In this non-fiction work, Malcolm Gladwell explores the power of the unconscious mind and how it applies to our everyday decision making. He talks about using techniques such as 'thin slicing' in order to gather small amounts of information in a short amount of time in order to reach a conclusion and, ultimately, make a decision. He taps into the psychologist in all of us and makes us think, without really thinking.

From the very first page of this book, Gladwell hooks you on with a series of stories and anecdotes which are actually quite interesting. You can tell that he has a great passion for what he is writing and, as the reader, you get excited about it too, whatever it is that he's talking about. You read on, waiting, anticipating for an explanation of these stories, but that never really comes.

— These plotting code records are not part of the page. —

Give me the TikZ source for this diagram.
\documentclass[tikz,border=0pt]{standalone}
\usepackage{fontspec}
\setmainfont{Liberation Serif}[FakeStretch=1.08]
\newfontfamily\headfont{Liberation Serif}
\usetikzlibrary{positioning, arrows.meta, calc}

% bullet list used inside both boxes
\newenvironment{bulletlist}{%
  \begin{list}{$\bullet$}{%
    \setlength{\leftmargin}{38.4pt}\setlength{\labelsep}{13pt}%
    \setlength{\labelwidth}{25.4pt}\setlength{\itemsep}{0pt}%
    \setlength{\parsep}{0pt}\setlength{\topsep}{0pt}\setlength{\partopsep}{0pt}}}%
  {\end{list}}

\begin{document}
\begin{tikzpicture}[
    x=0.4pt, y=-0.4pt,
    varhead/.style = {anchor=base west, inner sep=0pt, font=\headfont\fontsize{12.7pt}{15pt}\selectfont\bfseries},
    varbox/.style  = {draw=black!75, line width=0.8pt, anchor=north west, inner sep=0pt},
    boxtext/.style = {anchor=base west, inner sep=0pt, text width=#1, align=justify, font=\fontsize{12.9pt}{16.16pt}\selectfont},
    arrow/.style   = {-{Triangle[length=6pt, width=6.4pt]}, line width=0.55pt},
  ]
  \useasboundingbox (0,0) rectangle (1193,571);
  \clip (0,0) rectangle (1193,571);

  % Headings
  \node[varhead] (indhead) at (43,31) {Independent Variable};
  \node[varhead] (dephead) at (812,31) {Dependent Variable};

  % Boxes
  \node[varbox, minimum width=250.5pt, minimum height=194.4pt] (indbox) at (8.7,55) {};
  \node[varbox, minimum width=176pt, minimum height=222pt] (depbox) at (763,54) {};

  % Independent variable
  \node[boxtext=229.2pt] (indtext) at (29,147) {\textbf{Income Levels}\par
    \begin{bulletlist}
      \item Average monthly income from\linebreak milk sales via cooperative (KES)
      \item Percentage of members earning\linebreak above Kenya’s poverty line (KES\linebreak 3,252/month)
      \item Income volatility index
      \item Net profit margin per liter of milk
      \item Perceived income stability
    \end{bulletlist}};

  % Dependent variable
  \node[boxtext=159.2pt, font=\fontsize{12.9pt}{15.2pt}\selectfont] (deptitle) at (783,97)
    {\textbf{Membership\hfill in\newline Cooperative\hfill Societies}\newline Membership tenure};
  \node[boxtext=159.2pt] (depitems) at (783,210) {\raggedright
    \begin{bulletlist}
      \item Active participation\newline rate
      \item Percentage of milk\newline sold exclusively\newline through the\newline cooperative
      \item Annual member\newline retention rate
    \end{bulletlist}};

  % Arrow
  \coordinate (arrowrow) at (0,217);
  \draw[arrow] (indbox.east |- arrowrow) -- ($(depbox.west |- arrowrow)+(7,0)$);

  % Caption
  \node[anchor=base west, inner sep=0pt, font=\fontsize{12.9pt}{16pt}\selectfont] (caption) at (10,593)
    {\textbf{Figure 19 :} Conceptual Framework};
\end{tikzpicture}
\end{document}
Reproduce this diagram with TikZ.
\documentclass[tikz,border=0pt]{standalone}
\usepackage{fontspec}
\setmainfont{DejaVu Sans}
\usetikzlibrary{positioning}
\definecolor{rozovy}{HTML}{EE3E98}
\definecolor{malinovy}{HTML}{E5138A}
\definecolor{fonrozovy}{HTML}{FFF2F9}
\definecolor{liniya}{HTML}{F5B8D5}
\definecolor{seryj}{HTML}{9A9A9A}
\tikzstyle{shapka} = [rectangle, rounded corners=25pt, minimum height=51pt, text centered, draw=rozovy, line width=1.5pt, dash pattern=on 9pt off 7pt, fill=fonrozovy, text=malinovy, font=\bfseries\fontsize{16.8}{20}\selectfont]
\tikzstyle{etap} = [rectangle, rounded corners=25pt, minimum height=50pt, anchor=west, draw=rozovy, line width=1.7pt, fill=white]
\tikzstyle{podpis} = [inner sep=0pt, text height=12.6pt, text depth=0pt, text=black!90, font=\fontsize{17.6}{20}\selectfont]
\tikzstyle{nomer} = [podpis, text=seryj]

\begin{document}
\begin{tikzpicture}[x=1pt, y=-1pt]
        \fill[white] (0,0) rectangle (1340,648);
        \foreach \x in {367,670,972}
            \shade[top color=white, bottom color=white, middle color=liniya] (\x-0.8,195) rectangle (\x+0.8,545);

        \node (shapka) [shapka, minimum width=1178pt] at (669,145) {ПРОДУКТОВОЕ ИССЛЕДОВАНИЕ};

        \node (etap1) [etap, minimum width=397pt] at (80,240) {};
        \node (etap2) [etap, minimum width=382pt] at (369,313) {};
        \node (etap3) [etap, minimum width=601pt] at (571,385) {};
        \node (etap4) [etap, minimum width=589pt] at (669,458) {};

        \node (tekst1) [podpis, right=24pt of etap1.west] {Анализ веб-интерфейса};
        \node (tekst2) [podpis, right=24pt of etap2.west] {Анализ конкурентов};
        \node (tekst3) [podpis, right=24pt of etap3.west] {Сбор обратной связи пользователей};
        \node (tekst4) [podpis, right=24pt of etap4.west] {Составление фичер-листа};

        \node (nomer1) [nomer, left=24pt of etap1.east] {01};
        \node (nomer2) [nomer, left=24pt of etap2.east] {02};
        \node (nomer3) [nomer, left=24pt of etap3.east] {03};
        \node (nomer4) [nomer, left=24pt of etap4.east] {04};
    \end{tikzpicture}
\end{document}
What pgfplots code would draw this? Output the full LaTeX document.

Page after page, he tries to explain to you this concept of snap judgments and how making decisions in a split second is sometimes better than planning and analyzing the situation for extended periods of time. This is all great and entertaining for the first fifty pages, but after that he becomes repetitive and quite frankly, annoying.
Gladwell is a good storyteller. His diction and vocabulary combined with his use of rhetorical techniques make for enjoyable writing. If he were writing a book of short stories, then this thing wouldn't be half bad, but he is not. He is writing a non-fiction book, and is trying to convey an idea to you. This is where he fails as an author. In all of this 'story time', Gladwell loses focus on getting his main idea across. He loses you as a reader and really just makes you bored. On many occasions, I just had to put the book down and do something else for a while before I could bring myself to continue on. It didn't help. I found myself reading story after story about studies, experiments, situations of all kinds; all of which said the same thing. I understand repetition is a valuable rhetorical device and when used properly can greatly improve works of literature, but this is more than repetitive; this is redundant. There are only so many ways you can repeat yourself, Mr. Gladwell.
When I first picked up this book, I expected a psychological exploration that would make me think, and I was immediately interested before I even opened it up. However, much to my dismay, Malcolm Gladwell didn't deliver. I was let down in so many ways. I turned each page, hoping that something would change, that the writer would take a different approach or dive into a new topic. This never happened.
I hate to rag on Mr. Gladwell so much, though. I still consider him to be a very intelligent individual. And I still think that I could have an interesting discussion with him. He could probably make me laugh too. But still, the man cannot write.